British art historian, critic, and curator

Mark Benjamin Godfrey is a British art historian, critic, and curator. He was a curator at Tate Modern from 2007 to 2021.

== Early life and education ==
Godfrey was born in the Hampstead Garden Suburb of London. He is Jewish; his father was from Leeds and his mother was from South Africa.

Godfrey pursued art curation from a young age. His father regularly took him to art galleries, while his mother taught him a tradition of collecting Judaica. He joined the Habonim Dror youth movement and went to Israel in 1992 to work for Habonim.

Godfrey earned his PhD in art history at University College London. His dissertation, titled Abstraction and the Holocaust, analysed the works of American artists and architects to "see how they addressed the Holocaust in an abstract way, without using direct images." With the support of a Leverhulme Research Fellowship, he published his work in book form in 2007. He was also a lecturer in art history and theory at the Slade School of Fine Art.

== Career ==
=== Tate Modern (2007–2021) ===
In 2007, Godfrey joined the Tate Modern as curator of contemporary art. Godfrey co-curated, with Nicholas Serota, an exhibition on Gerhard Richter in 2011. In 2014, he curated an exhibition on Richard Hamilton and co-curated exhibitions on Sigmar Polke (with Kathy Halbreich and Lanka Tattersall) and Christopher Williams (with Roxana Marcoci and Matthew Witkovsky).

In 2017, Godfrey was a member of the jury that selected Anne Imhof as recipient of the Golden Lion for best national participation in the 57th Venice Biennale. Later that year he co-curated Soul of a Nation: Art in the Age of Black Power with Zoé Whitley. The exhibition examined the response of artists in America to the Civil Rights Movement and the subsequent Black Power movement. It featured more than sixty artists including Frank Bowling, Betye Saar, and Barkley L. Hendricks. ARTnews highlighted Soul of a Nation as one of the most important art exhibitions of the decade. In 2019, Godfrey curated an exhibition on Franz West that included around two hundred works such as abstract sculptures, furniture, and collages. Later that year he organised a retrospective on Olafur Eliasson.

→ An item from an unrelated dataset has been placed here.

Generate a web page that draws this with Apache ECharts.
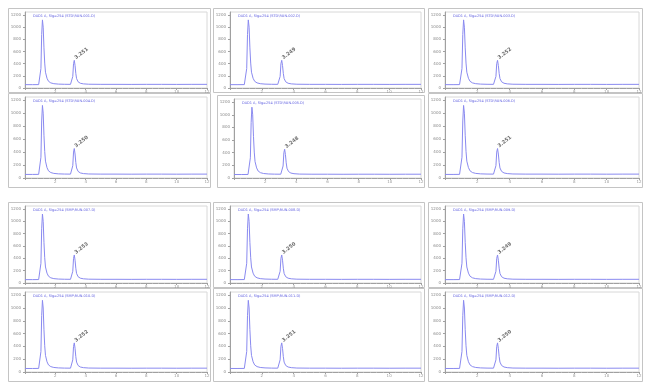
<!DOCTYPE html>
<html>
<head>
<meta charset="utf-8">
<script src="https://cdn.jsdelivr.net/npm/echarts@6/dist/echarts.min.js"></script>
<style>
  html, body { margin: 0; padding: 0; background: #fff; }
  #chart { width: 653px; height: 382px; }
</style>
</head>
<body>
<div id="chart"></div>
<script>
// Detector trace shared by the twelve injections (time in min, signal in mAU)
const timeMin = [0, 0.5, 0.9, 1.0, 1.05, 1.1, 1.15, 1.2, 1.25, 1.3, 1.35, 1.45, 1.55, 1.7, 1.9, 2.2, 2.6,
  3.0, 3.1, 3.15, 3.2, 3.25, 3.3, 3.35, 3.4, 3.5, 3.65, 3.85, 4.2, 5, 6, 7, 8, 9, 10, 11, 12];
const signalMAU = [55, 55, 56, 60, 320, 880, 1120, 1000, 660, 410, 260, 160, 110, 84, 71, 64, 61,
  60, 66, 190, 400, 455, 370, 240, 155, 102, 78, 68, 62, 60, 60, 59, 60, 60, 59, 60, 60];

// Integrated peak annotated in each run
const labelledPeakTime = 3.25;
const peakRetention = ['3.251', '3.249', '3.252', '3.250', '3.248', '3.251',
  '3.253', '3.250', '3.249', '3.252', '3.251', '3.250'];

// Run headers
const runTitles = [
  'DAD1 A, Sig=254 (STD\\RUN-001.D)', 'DAD1 A, Sig=254 (STD\\RUN-002.D)',
  'DAD1 A, Sig=254 (STD\\RUN-003.D)', 'DAD1 A, Sig=254 (STD\\RUN-004.D)',
  'DAD1 A, Sig=254 (STD\\RUN-005.D)', 'DAD1 A, Sig=254 (STD\\RUN-006.D)',
  'DAD1 A, Sig=254 (SMP\\RUN-007.D)', 'DAD1 A, Sig=254 (SMP\\RUN-008.D)',
  'DAD1 A, Sig=254 (SMP\\RUN-009.D)', 'DAD1 A, Sig=254 (SMP\\RUN-010.D)',
  'DAD1 A, Sig=254 (SMP\\RUN-011.D)', 'DAD1 A, Sig=254 (SMP\\RUN-012.D)'
];

// Axis ranges
const timeMax = 12, timeStep = 2;
const mauMax = 1250, mauStep = 200;

// Panel frames [x, y, w, h]; plot areas are derived from them
const frames = [
  [8, 8, 203, 85], [213, 8, 212, 85], [428, 8, 215, 85],
  [8, 93, 203, 95], [217, 95, 208, 93], [428, 93, 215, 95],
  [8, 202, 203, 86], [213, 202, 212, 86], [428, 202, 215, 86],
  [8, 288, 203, 94], [213, 288, 212, 94], [428, 288, 215, 94]
];
const plots = frames.map(([x, y, w, h]) => [x + 17, y + 4, w - 21, h - (h > 90 ? 14 : 9)]);

const chart = echarts.init(document.getElementById('chart'), null, { renderer: 'canvas' });

const peakIdx = timeMin.indexOf(labelledPeakTime);
const grids = [], xAxes = [], yAxes = [], series = [], titles = [], frameRects = [];
plots.forEach(([l, t, w, h], i) => {
  grids.push({ left: l, top: t, width: w, height: h, show: true, borderColor: '#d8d8d8', borderWidth: 1, backgroundColor: '#fff' });
  xAxes.push({
    gridIndex: i, type: 'value', min: 0, max: timeMax, interval: timeStep,
    axisLine: { lineStyle: { color: '#a0a0a0' } },
    axisTick: { length: 2, lineStyle: { color: '#a0a0a0' } },
    minorTick: { show: true, splitNumber: 5, length: 1, lineStyle: { color: '#b8b8b8' } },
    splitLine: { show: false },
    axisLabel: { fontSize: 4, color: '#999', margin: 2, showMinLabel: false, fontFamily: 'DejaVu Sans' }
  });
  yAxes.push({
    gridIndex: i, type: 'value', min: 0, max: mauMax, interval: mauStep,
    axisLine: { show: true, lineStyle: { color: '#a0a0a0' } },
    axisTick: { show: true, length: 2, lineStyle: { color: '#a0a0a0' } },
    splitLine: { show: false },
    axisLabel: { fontSize: 4, color: '#888', margin: 4, showMaxLabel: false, fontFamily: 'DejaVu Sans',
      formatter: v => String(v) }
  });
  series.push({
    type: 'line', xAxisIndex: i, yAxisIndex: i,
    data: timeMin.map((tm, k) => [tm, signalMAU[k]]),
    showSymbol: false, symbol: 'none',
    lineStyle: { color: '#8a8af0', width: 1 }, animation: false, silent: true,
    markPoint: {
      symbol: 'circle', symbolSize: 0, silent: true, animation: false,
      data: [{ coord: [labelledPeakTime, signalMAU[peakIdx]], value: peakRetention[i] }],
      label: {
        show: true, formatter: p => p.value, position: [1, -2], align: 'left', verticalAlign: 'middle',
        rotate: 38, fontSize: 5, color: '#6e6e6e', fontWeight: 'bold', fontFamily: 'DejaVu Sans'
      }
    }
  });
  titles.push({
    text: runTitles[i], left: l + 3, top: t - 3,
    textStyle: { fontSize: 3.5, color: '#6060e0', fontWeight: 'normal', fontFamily: 'DejaVu Sans' }
  });
  const [fx, fy, fw, fh] = frames[i];
  frameRects.push({
    type: 'rect', shape: { x: fx + 0.5, y: fy + 0.5, width: fw - 1, height: fh - 1 },
    style: { fill: 'none', stroke: '#c4c4c4', lineWidth: 1 }, z: -1
  });
});

chart.setOption({
  animation: false,
  backgroundColor: '#fff',
  title: titles,
  grid: grids,
  xAxis: xAxes,
  yAxis: yAxes,
  series,
  graphic: frameRects
});
</script>
</body>
</html>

Paintings of Ku Klux Klan figures by Philip Guston were set to be part of a retrospective exhibited at the National Gallery of Art, the Tate Modern, the Museum of Fine Arts, Houston, and the Museum of Fine Arts, Boston in 2020 and 2021. In September 2020, the museums announced the postponement of the exhibition until 2024 because of "the racial justice movement that started in the US" following the murder of George Floyd. The decision generated controversy within the art world, and Godfrey, who was set to curate the exhibition at Tate Modern, was suspended from his position as senior curator after criticising the decision on social media. In March 2021, Godfrey announced his departure from the museum.

=== Independent curator (2021–present) ===
Godfrey was guest curator of a 2021 exhibit on the works of New York-based artist Jacqueline Humphries at the Wexner Center for the Arts in Columbus, Ohio.

In November 2022, Godfrey launched a free one-year course aimed for curators from low-income backgrounds, to be co-directed with Kerryn Greenberg and Rudi Minto de Wijs, who both previously worked at Tate.

With curator Katy Siegel, he edited the 2023 book Making Their Mark, on the works held by U.S.-based art collector Komal Shah and her husband. He co-curated a 2025 retrospective on Kerry James Marshall at the Royal Academy of Arts.

== Awards and honours ==
Godfrey won the Absolut Art Award in art writing in 2015. In 2020, he was recognised by the Association of Art Museum Curators for his work on Soul of a Nation.